Columbia University has more than its share of intellectual hacks, and high on the list is Joseph Massad. Professor Massad's controversial beliefs invite mockery. He believes the Iraq war stemmed from the sexual prowess of the American male ("In such a strategy, Iraqis are posited by American super-masculine fighter-bomber pilots as women and feminised men to be penetrated by the missiles and bombs ejected from American warplanes."); he condones terrorism against Israel ("This can be done by the continuing resistance of Palestinians in Israel and the Occupied Territories to all the civil and military institutions that uphold Jewish supremacy"); and lastly, he attempted to exile a student from his class who had the gall to disagree with him.

Massad's most recent work further supports the idea that Massad belongs on a psychiatrist's couch, not behind a podium. In Desiring Arabs, Massad asserts that the West "produces homosexuals as well as gays and lesbians, where they do not exist." But for colonialism, Massad contends, there would be no gay people in the Middle East for the tyrannical governments of Egypt and Iran to persecute. Although Massad says he opposes hanging gay people, he shifts the blame from the hooded executioners to the United States.

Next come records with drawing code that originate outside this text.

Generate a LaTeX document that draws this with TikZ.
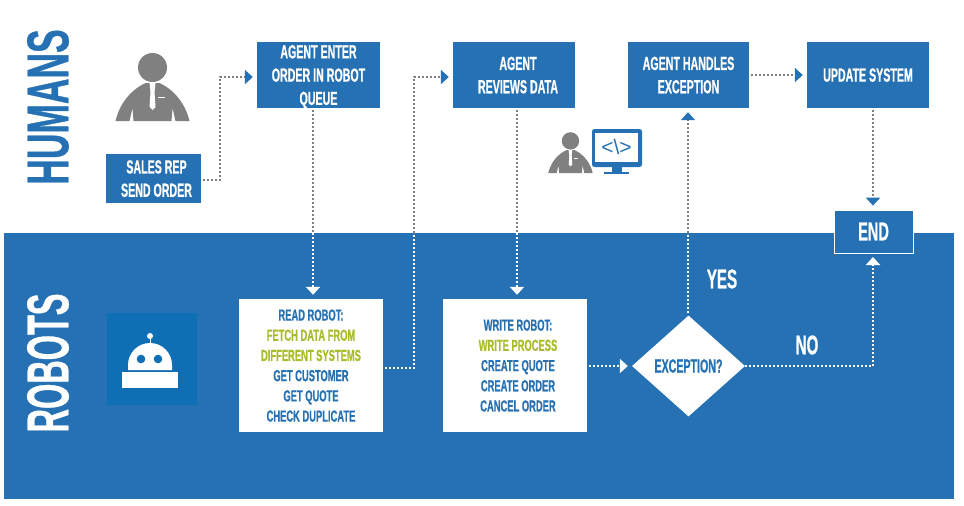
\documentclass[tikz,border=0pt]{standalone}
\usepackage{fontspec}
\setmainfont{Liberation Sans}
\newfontfamily\capsfont[FakeStretch=0.56,FakeBold=0.6]{Liberation Sans Bold}
\newfontfamily\smallcaps[FakeStretch=0.585,FakeBold=0.6]{Liberation Sans Bold}
\newfontfamily\humansfont[FakeStretch=0.60,FakeBold=0.6]{Liberation Sans Bold}
\newfontfamily\robotsfont[FakeStretch=0.55,FakeBold=0.6]{Liberation Sans Bold}
\usetikzlibrary{arrows.meta,shapes.geometric}
\definecolor{bandblue}{HTML}{2571B3}
\definecolor{tileblue}{HTML}{0E6FB5}
\definecolor{icongray}{HTML}{808080}
\definecolor{dotgray}{HTML}{7F7F7F}
\definecolor{lime}{HTML}{A9BD2C}
\newcommand{\fs}[2]{\fontsize{#1}{#2}\selectfont}
\newcommand{\hs}{\hspace*{8pt}}
\newcommand{\hw}{\hspace*{6pt}}
\newcommand{\personicon}[3]{%
  \begin{scope}[shift={(#1,#2)},scale=#3]
    \fill[icongray] (0,-53.5) circle (14.5);
    \fill[icongray] (-37,0) .. controls (-33,-17) and (-22,-31) .. (-7,-38) -- (7,-38)
      .. controls (22,-31) and (33,-17) .. (37,0) -- (23,0) -- (20,-13) -- (19,0) -- (-19,0) -- (-20,-13) -- (-23,0) -- cycle;
    \fill[white] (-3,-38) -- (3,-38) -- (2,-29) -- (3,-14) -- (0,-11) -- (-3,-14) -- (-2,-29) -- cycle;
    \fill[white] (5,-24.5) rectangle (12,-23.5);
  \end{scope}}
\tikzset{
  x=1pt,y=-1pt,
  flowbox/.style={fill=bandblue,text=white,align=center,inner sep=0pt,text depth=0pt,font=\capsfont\fs{19}{23.3}},
  whitebox/.style={fill=white,text=bandblue,align=center,inner sep=0pt,text depth=0pt,font=\smallcaps\fs{16}{20.2}},
  deciblock/.style={diamond,fill=white,text=bandblue,inner sep=0pt,font=\capsfont\fs{19}{23}},
  sidelabel/.style={text=bandblue,rotate=90,inner sep=0pt,font=\humansfont\fs{59}{59}},
  bandlabel/.style={text=white,rotate=90,inner sep=0pt,font=\robotsfont\fs{59}{59}},
  edgelabel/.style={text=white,inner sep=0pt,font=\capsfont\fs{27}{27}},
  dots/.style={line width=2pt,dash pattern=on 2pt off 2pt},
  grayline/.style={dots,draw=dotgray},
  whiteline/.style={dots,draw=white},
  bluetip/.style={-{Triangle[length=8pt,width=14pt,color=bandblue,sep=4pt]}},
  whitetip/.style={-{Triangle[length=8pt,width=14pt,color=white,sep=4pt]}},
}
\begin{document}
\begin{tikzpicture}
\useasboundingbox (0,0) rectangle (964,506);
\fill[white] (0,0) rectangle (964,506);
\fill[bandblue] (4,233) rectangle (954,499);

\node[sidelabel] (humans) at (48,107) {HUMANS};
\node[bandlabel] (robots) at (48,363) {ROBOTS};

% icons
\personicon{152.5}{121}{1}
\personicon{570.5}{173}{0.6}
\fill[bandblue,rounded corners=2.5pt] (592,129) rectangle (642,167);
\fill[white] (595,133) rectangle (638,162);
\fill[bandblue] (612,167) rectangle (622,172);
\fill[bandblue] (604,171.5) rectangle (629,174);
\node[text=bandblue,inner sep=0pt,font=\fs{21}{21}] (code) at (616.5,146.5) {<\textbackslash>};

\fill[tileblue] (107,313) rectangle (197,405);
\fill[white] (122,372) rectangle (178,388);
\fill[white] (128,370) -- (128,365) arc[start angle=180,end angle=360,radius=22] -- (172,370) -- cycle;
\draw[white,line width=1pt] (150,338) -- (150,344);
\fill[white] (150,336) circle (3);
\fill[tileblue] (141,359) circle (4.3);
\fill[tileblue] (158,359) circle (4.3);

% nodes
\node[flowbox,minimum width=95pt,minimum height=49pt] (sales) at (153.5,178.5) {\hw SALES REP\\\hw SEND ORDER};
\node[flowbox,minimum width=123pt,minimum height=66pt] (enter) at (318.5,75) {AGENT ENTER\\ORDER IN ROBOT\\QUEUE};
\node[flowbox,minimum width=122pt,minimum height=66pt] (reviews) at (514,75) {\hs AGENT\\\hs REVIEWS DATA};
\node[flowbox,minimum width=121pt,minimum height=66pt] (handles) at (688.5,75) {AGENT HANDLES\\EXCEPTION};
\node[flowbox,minimum width=122pt,minimum height=66pt] (update) at (868,75) {UPDATE SYSTEM};
\node[flowbox,draw=white,line width=0.8pt,minimum width=79pt,minimum height=43pt,font=\capsfont\fs{26}{26}] (end) at (873.5,231.5) {END};
\node[whitebox,minimum width=144pt,minimum height=133pt] (read) at (311,365.5) {READ ROBOT:\\\textcolor{lime}{FETCH DATA FROM}\\\textcolor{lime}{DIFFERENT SYSTEMS}\\GET CUSTOMER\\GET QUOTE\\CHECK DUPLICATE};
\node[whitebox,minimum width=144pt,minimum height=133pt] (write) at (515,365.5) {\hw WRITE ROBOT:\\\hw\textcolor{lime}{WRITE PROCESS}\\\hw CREATE QUOTE\\\hw CREATE ORDER\\\hw CANCEL ORDER};
\node[deciblock,minimum width=113pt,minimum height=101pt] (exc) at (688.5,366) {EXCEPTION?};
\node[edgelabel] (yes) at (722,279) {YES};
\node[edgelabel] (no) at (807,345) {NO};

% coordinates where dotted lines cross into the band
\coordinate (a1) at (313,233);
\coordinate (a2) at (414,233);
\coordinate (a3) at (517,233);
\coordinate (a4) at (688,233);

% connectors
\draw[grayline,bluetip] (sales.east |- 0,180) ++(2,0) -- ++(17,0) |- ([yshift=-2pt]enter.west);
\draw[grayline] (313,110) -- (a1);
\draw[whiteline,whitetip] (a1) -- (read.north -| a1);
\draw[whiteline] (385,368) -| (a2);
\draw[grayline,bluetip] (a2) |- ([yshift=-2pt]reviews.west);
\draw[grayline] (517,110) -- (a3);
\draw[whiteline,whitetip] (a3) -- (write.north -| a3);
\draw[whiteline,whitetip] (write.east |- exc.west) ++(2,0) -- (exc.west);
\draw[whiteline] (688,313) -- (a4);
\draw[grayline,bluetip] (a4) -- (handles.south -| a4);
\draw[grayline,bluetip] (handles.east) ++(2,0) -- (update.west);
\draw[grayline,bluetip] (873,110) -- (end.north -| 873,0);
\draw[whiteline,whitetip] (exc.east) -- (873,366) -- (873,253);
\end{tikzpicture}
\end{document}
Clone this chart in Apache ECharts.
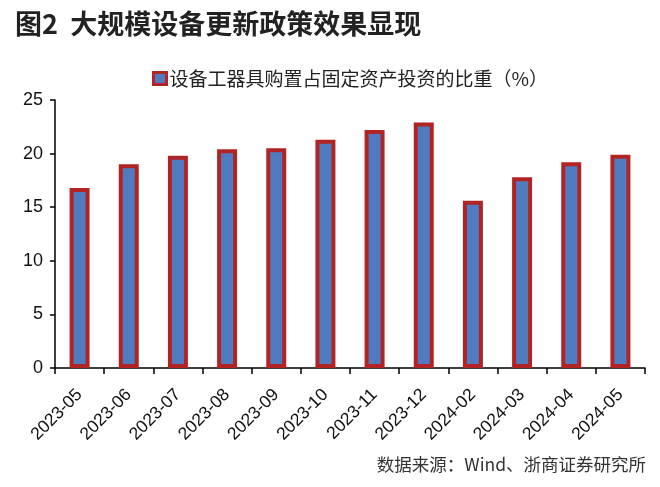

When Iranian President Mahmoud Ahmadinejad visited Columbia last fall and made a similar claim ("In Iran, we don't have homosexuals like in your country."), students laughed and booed. They recently, however, elected to award Massad the Lionel Trilling Book Award for making the nearly identical claim. Last year, Marty Peretz reported some good news: Columbia University had declined to give Massad tenure. Apparently, Peretz spoke too soon. After cries from the Middle Eastern Studies Department, the Provost agreed to appoint a second ad hoc committee this year. Will Columbia have the good-sense to banish him once and for all?